Problem description:
Show all lines from the listing below that contain "chart".

Provided information:
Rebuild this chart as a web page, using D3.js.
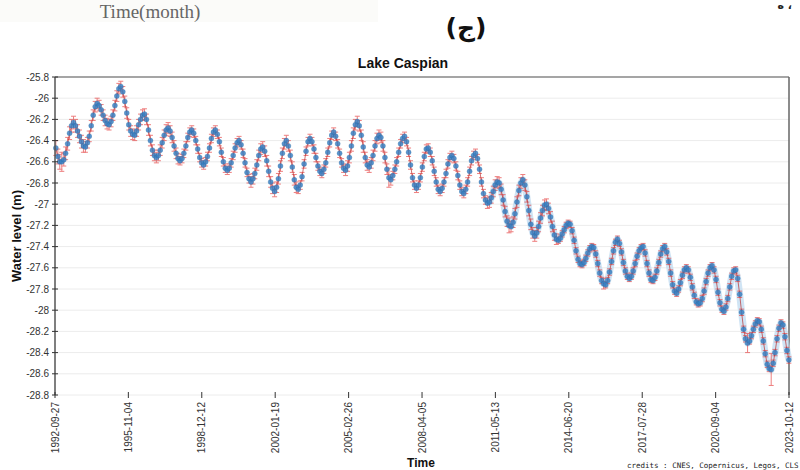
<!DOCTYPE html>
<html>
<head>
<meta charset="utf-8">
<script src="https://cdn.jsdelivr.net/npm/d3@7"></script>
<style>
    body {margin: 0; background: #fff;}
    svg {display: block; font-family: "Liberation Sans", Arial, sans-serif;}
</style>
</head>
<body>
<svg id="chart" width="800" height="470"></svg>
<script>
// monthly water level of Lake Caspian (m), first value = October 1992
const startYear = 1992, startMonth = 9;
const levels = [
    -26.47, -26.55, -26.60,                                                                   // 1992 (Oct-Dec)
    -26.60, -26.58, -26.52, -26.43, -26.33, -26.26, -26.23, -26.26, -26.31, -26.36, -26.41, -26.45, // 1993
    -26.46, -26.42, -26.36, -26.26, -26.16, -26.08, -26.05, -26.07, -26.11, -26.16, -26.21, -26.24, // 1994
    -26.25, -26.22, -26.16, -26.07, -25.98, -25.91, -25.89, -25.94, -26.03, -26.14, -26.25, -26.31, // 1995
    -26.34, -26.35, -26.31, -26.25, -26.20, -26.16, -26.15, -26.20, -26.30, -26.40, -26.49, -26.54, // 1996
    -26.56, -26.54, -26.49, -26.42, -26.35, -26.30, -26.28, -26.31, -26.37, -26.45, -26.52, -26.57, // 1997
    -26.59, -26.57, -26.52, -26.45, -26.37, -26.32, -26.30, -26.33, -26.40, -26.48, -26.56, -26.61, // 1998
    -26.63, -26.60, -26.55, -26.47, -26.38, -26.32, -26.30, -26.34, -26.41, -26.51, -26.60, -26.66, // 1999
    -26.68, -26.66, -26.61, -26.54, -26.47, -26.42, -26.40, -26.44, -26.52, -26.61, -26.70, -26.76, // 2000
    -26.79, -26.76, -26.71, -26.63, -26.54, -26.48, -26.46, -26.50, -26.59, -26.69, -26.79, -26.85, // 2001
    -26.88, -26.84, -26.76, -26.64, -26.52, -26.43, -26.40, -26.45, -26.54, -26.65, -26.77, -26.84, // 2002
    -26.86, -26.82, -26.74, -26.62, -26.50, -26.41, -26.38, -26.41, -26.48, -26.56, -26.64, -26.69, // 2003
    -26.71, -26.67, -26.61, -26.51, -26.42, -26.35, -26.32, -26.36, -26.43, -26.52, -26.61, -26.66, // 2004
    -26.68, -26.64, -26.56, -26.45, -26.33, -26.25, -26.22, -26.26, -26.35, -26.46, -26.56, -26.63, // 2005
    -26.65, -26.61, -26.54, -26.45, -26.38, -26.35, -26.37, -26.45, -26.56, -26.67, -26.75, -26.77, // 2006
    -26.73, -26.67, -26.60, -26.51, -26.43, -26.38, -26.36, -26.41, -26.51, -26.63, -26.75, -26.82, // 2007
    -26.85, -26.82, -26.75, -26.65, -26.55, -26.48, -26.47, -26.51, -26.59, -26.69, -26.79, -26.86, // 2008
    -26.88, -26.85, -26.79, -26.71, -26.62, -26.56, -26.54, -26.57, -26.64, -26.73, -26.82, -26.88, // 2009
    -26.90, -26.86, -26.79, -26.69, -26.59, -26.54, -26.52, -26.57, -26.67, -26.79, -26.90, -26.96, // 2010
    -26.99, -26.98, -26.94, -26.88, -26.82, -26.79, -26.80, -26.86, -26.96, -27.07, -27.16, -27.20, // 2011
    -27.21, -27.17, -27.09, -26.98, -26.87, -26.80, -26.77, -26.82, -26.93, -27.06, -27.19, -27.27, // 2012
    -27.30, -27.27, -27.21, -27.13, -27.06, -27.01, -27.00, -27.04, -27.12, -27.21, -27.29, -27.33, // 2013
    -27.34, -27.32, -27.28, -27.24, -27.20, -27.18, -27.19, -27.25, -27.34, -27.44, -27.52, -27.56, // 2014
    -27.57, -27.55, -27.51, -27.46, -27.42, -27.40, -27.41, -27.47, -27.56, -27.65, -27.72, -27.75, // 2015
    -27.76, -27.72, -27.64, -27.54, -27.44, -27.36, -27.33, -27.37, -27.45, -27.55, -27.63, -27.68, // 2016
    -27.70, -27.68, -27.63, -27.56, -27.49, -27.44, -27.41, -27.40, -27.46, -27.56, -27.65, -27.71, // 2017
    -27.72, -27.69, -27.63, -27.55, -27.47, -27.42, -27.40, -27.45, -27.54, -27.65, -27.76, -27.82, // 2018
    -27.84, -27.80, -27.74, -27.67, -27.62, -27.60, -27.62, -27.69, -27.78, -27.86, -27.92, -27.94, // 2019
    -27.93, -27.89, -27.82, -27.73, -27.65, -27.60, -27.58, -27.62, -27.71, -27.83, -27.93, -27.99, // 2020
    -28.01, -27.97, -27.89, -27.78, -27.68, -27.63, -27.62, -27.70, -27.85, -28.02, -28.18, -28.27, // 2021
    -28.31, -28.29, -28.24, -28.18, -28.13, -28.10, -28.11, -28.18, -28.29, -28.41, -28.51, -28.55, // 2022
    -28.56, -28.50, -28.40, -28.27, -28.17, -28.12, -28.14, -28.25, -28.38, -28.47                  // 2023 (Jan-Oct)
];
// typical uncertainty (m) per year, 1992 .. 2023
const errByYear = [0.07, 0.06, 0.05, 0.05, 0.05, 0.05, 0.04, 0.04, 0.04, 0.05, 0.05,
                   0.04, 0.04, 0.05, 0.05, 0.04, 0.04, 0.04, 0.04, 0.05, 0.05, 0.05,
                   0.03, 0.03, 0.03, 0.03, 0.03, 0.03, 0.03, 0.03, 0.03, 0.03];
// months with a visibly wider error bar
const wideErrors = [["1993-01", 0.09], ["2006-11", 0.09], ["2011-12", 0.07], ["2015-12", 0.05],
                    ["2022-01", 0.09], ["2023-01", 0.15]];
const yTicks = [-25.8, -26, -26.2, -26.4, -26.6, -26.8, -27, -27.2, -27.4, -27.6,
                -27.8, -28, -28.2, -28.4, -28.6, -28.8];
const xTickLabels = ["1992-09-27", "1995-11-04", "1998-12-12", "2002-01-19", "2005-02-26", "2008-04-05",
                     "2011-05-13", "2014-06-20", "2017-07-28", "2020-09-04", "2023-10-12"];

const svg = d3.select('#chart');
const margin = {left: 55, right: 11, top: 77, bottom: 75};
const W = 800, H = 470;
const parse = d3.timeParse('%Y-%m-%d');
const monthKey = d3.timeFormat('%Y-%m');

const x = d3.scaleTime()
    .domain([parse(xTickLabels[0]), parse(xTickLabels[xTickLabels.length - 1])])
    .range([margin.left, W - margin.right]);
const y = d3.scaleLinear()
    .domain([-28.8, -25.8])
    .range([H - margin.bottom, margin.top]);

const wide = new Map(wideErrors);
const data = levels.map((v, i) => {
    const date = new Date(startYear, startMonth + i, 10);
    const err = wide.get(monthKey(date)) ?? errByYear[date.getFullYear() - startYear];
    return {date, v, err};
});

// cropped strip of the page above the figure
svg.append('rect')
    .attr('x', 0).attr('y', 0).attr('width', 378).attr('height', 22)
    .attr('fill', '#fbfbf9');
svg.append('text')
    .attr('x', 150).attr('y', 18)
    .attr('text-anchor', 'middle')
    .style('font-family', '"Liberation Serif", serif')
    .style('font-size', '19px')
    .attr('fill', '#666')
    .text('Time(month)');
svg.append('text')
    .attr('x', 792).attr('y', 9)
    .attr('text-anchor', 'end')
    .style('font-family', '"DejaVu Sans", sans-serif')
    .style('font-size', '11px')
    .style('font-weight', 'bold')
    .attr('fill', '#222')
    .text('ه ،');
svg.append('text')
    .attr('x', 466).attr('y', 36)
    .attr('text-anchor', 'middle')
    .style('font-family', '"DejaVu Sans", sans-serif')
    .style('font-size', '25px')
    .style('font-weight', 'bold')
    .attr('fill', '#111')
    .text('(ج)');

// title
svg.append('text')
    .attr('x', 403).attr('y', 68)
    .attr('text-anchor', 'middle')
    .style('font-size', '14px')
    .style('font-weight', 'bold')
    .attr('fill', '#111')
    .text('Lake Caspian');

// grid
svg.append('g').attr('class', 'grid')
    .selectAll('line').data(yTicks)
    .join('line')
    .attr('x1', margin.left).attr('x2', W - margin.right)
    .attr('y1', d => y(d)).attr('y2', d => y(d))
    .attr('stroke', '#ececec')
    .attr('stroke-width', 1);

// frame
svg.append('line')
    .attr('x1', margin.left).attr('x2', W - margin.right)
    .attr('y1', margin.top).attr('y2', margin.top)
    .attr('stroke', '#8a8a8a').attr('stroke-width', 1.5);
svg.append('line')
    .attr('x1', W - margin.right).attr('x2', W - margin.right)
    .attr('y1', margin.top).attr('y2', H - margin.bottom)
    .attr('stroke', '#666').attr('stroke-width', 1.5);

const plot = svg.append('g').attr('class', 'series');

// denser multi-mission sampling after 2011 shows as a pale halo
plot.append('path')
    .datum(data.filter(d => d.date >= new Date(2011, 0, 1)))
    .attr('fill', 'none')
    .attr('stroke', '#bcd8ef')
    .attr('stroke-width', 7)
    .attr('stroke-linejoin', 'round')
    .attr('opacity', 0.7)
    .attr('d', d3.line().x(d => x(d.date)).y(d => y(d.v)));

const bars = plot.append('g')
    .attr('stroke', '#e53a3a')
    .attr('stroke-width', 1)
    .attr('opacity', 0.65);
bars.selectAll('line.errBar').data(data)
    .join('line')
    .attr('class', 'errBar')
    .attr('x1', d => x(d.date)).attr('x2', d => x(d.date))
    .attr('y1', d => y(d.v + d.err)).attr('y2', d => y(d.v - d.err));
bars.selectAll('line.capTop').data(data)
    .join('line')
    .attr('class', 'capTop')
    .attr('x1', d => x(d.date) - 2.5).attr('x2', d => x(d.date) + 2.5)
    .attr('y1', d => y(d.v + d.err)).attr('y2', d => y(d.v + d.err));
bars.selectAll('line.capBottom').data(data)
    .join('line')
    .attr('class', 'capBottom')
    .attr('x1', d => x(d.date) - 2.5).attr('x2', d => x(d.date) + 2.5)
    .attr('y1', d => y(d.v - d.err)).attr('y2', d => y(d.v - d.err));

plot.append('path')
    .datum(data)
    .attr('fill', 'none')
    .attr('stroke', '#b83030')
    .attr('stroke-width', 1)
    .attr('opacity', 0.7)
    .attr('d', d3.line().x(d => x(d.date)).y(d => y(d.v)));

plot.selectAll('circle').data(data)
    .join('circle')
    .attr('cx', d => x(d.date))
    .attr('cy', d => y(d.v))
    .attr('r', 2.5)
    .attr('fill', '#3a82c4')
    .attr('stroke', '#2c6aa6')
    .attr('stroke-width', 0.4)
    .attr('opacity', 0.85);

// y axis
const yAxis = svg.append('g').attr('class', 'yAxis');
yAxis.append('line')
    .attr('x1', margin.left).attr('x2', margin.left)
    .attr('y1', margin.top).attr('y2', H - margin.bottom)
    .attr('stroke', '#555').attr('stroke-width', 1.5);
yAxis.selectAll('line.tick').data(yTicks)
    .join('line')
    .attr('class', 'tick')
    .attr('x1', margin.left - 3).attr('x2', margin.left + 3)
    .attr('y1', d => y(d)).attr('y2', d => y(d))
    .attr('stroke', '#333');
yAxis.selectAll('text').data(yTicks)
    .join('text')
    .attr('x', margin.left - 6)
    .attr('y', d => y(d))
    .attr('dy', '0.35em')
    .attr('text-anchor', 'end')
    .style('font-size', '10px')
    .attr('fill', '#333')
    .text(d => d);
svg.append('text')
    .attr('transform', `translate(21,${(margin.top + H - margin.bottom) / 2}) rotate(-90)`)
    .attr('text-anchor', 'middle')
    .style('font-size', '13px')
    .style('font-weight', 'bold')
    .attr('fill', '#111')
    .text('Water level (m)');

// x axis
const xAxis = svg.append('g').attr('class', 'xAxis');
xAxis.selectAll('line').data(xTickLabels)
    .join('line')
    .attr('x1', d => x(parse(d))).attr('x2', d => x(parse(d)))
    .attr('y1', H - margin.bottom - 3).attr('y2', H - margin.bottom + 3)
    .attr('stroke', '#333');
xAxis.selectAll('text').data(xTickLabels)
    .join('text')
    .attr('transform', d => `translate(${x(parse(d))},${H - margin.bottom + 7}) rotate(-90)`)
    .attr('dy', '0.35em')
    .attr('text-anchor', 'end')
    .style('font-size', '10px')
    .attr('fill', '#333')
    .text(d => d);
svg.append('text')
    .attr('x', 421).attr('y', 467)
    .attr('text-anchor', 'middle')
    .style('font-size', '12px')
    .style('font-weight', 'bold')
    .attr('fill', '#111')
    .text('Time');

svg.append('text')
    .attr('x', 627).attr('y', 468)
    .style('font-family', '"DejaVu Sans Mono", monospace')
    .style('font-size', '7.5px')
    .attr('fill', '#222')
    .text('credits : CNES, Copernicus, Legos, CLS');
</script>
</body>
</html>
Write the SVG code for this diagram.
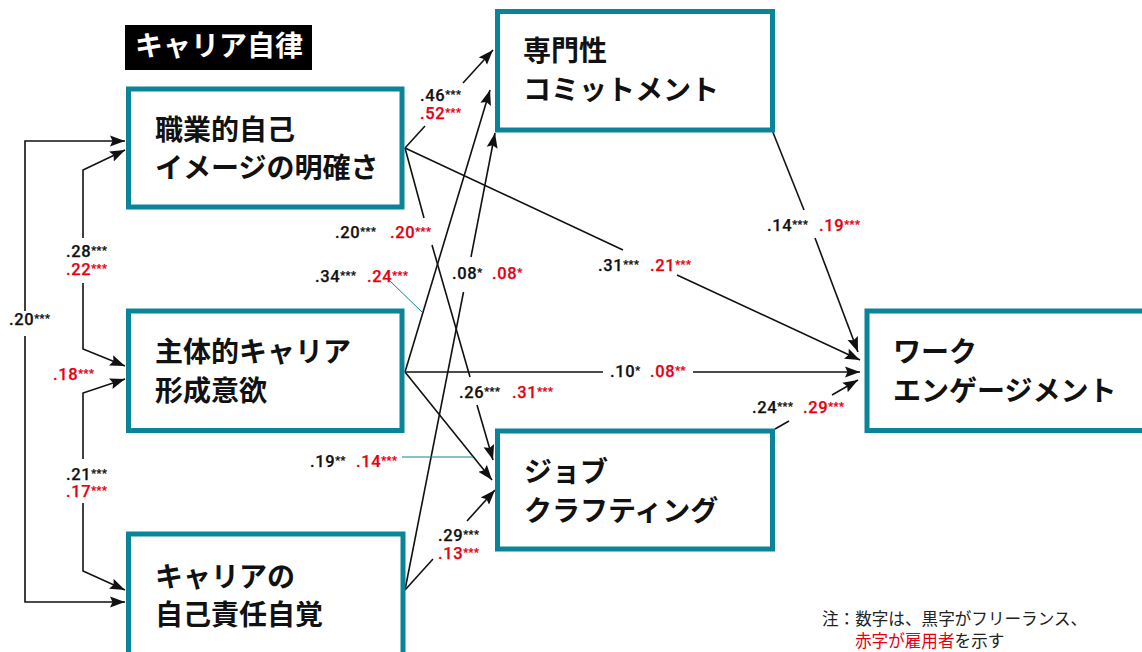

Exercise result:
Rebuild this chart as a web page, using D3.js.
<svg id="chart" width="800" height="470"></svg>
const svg = d3.select('#chart');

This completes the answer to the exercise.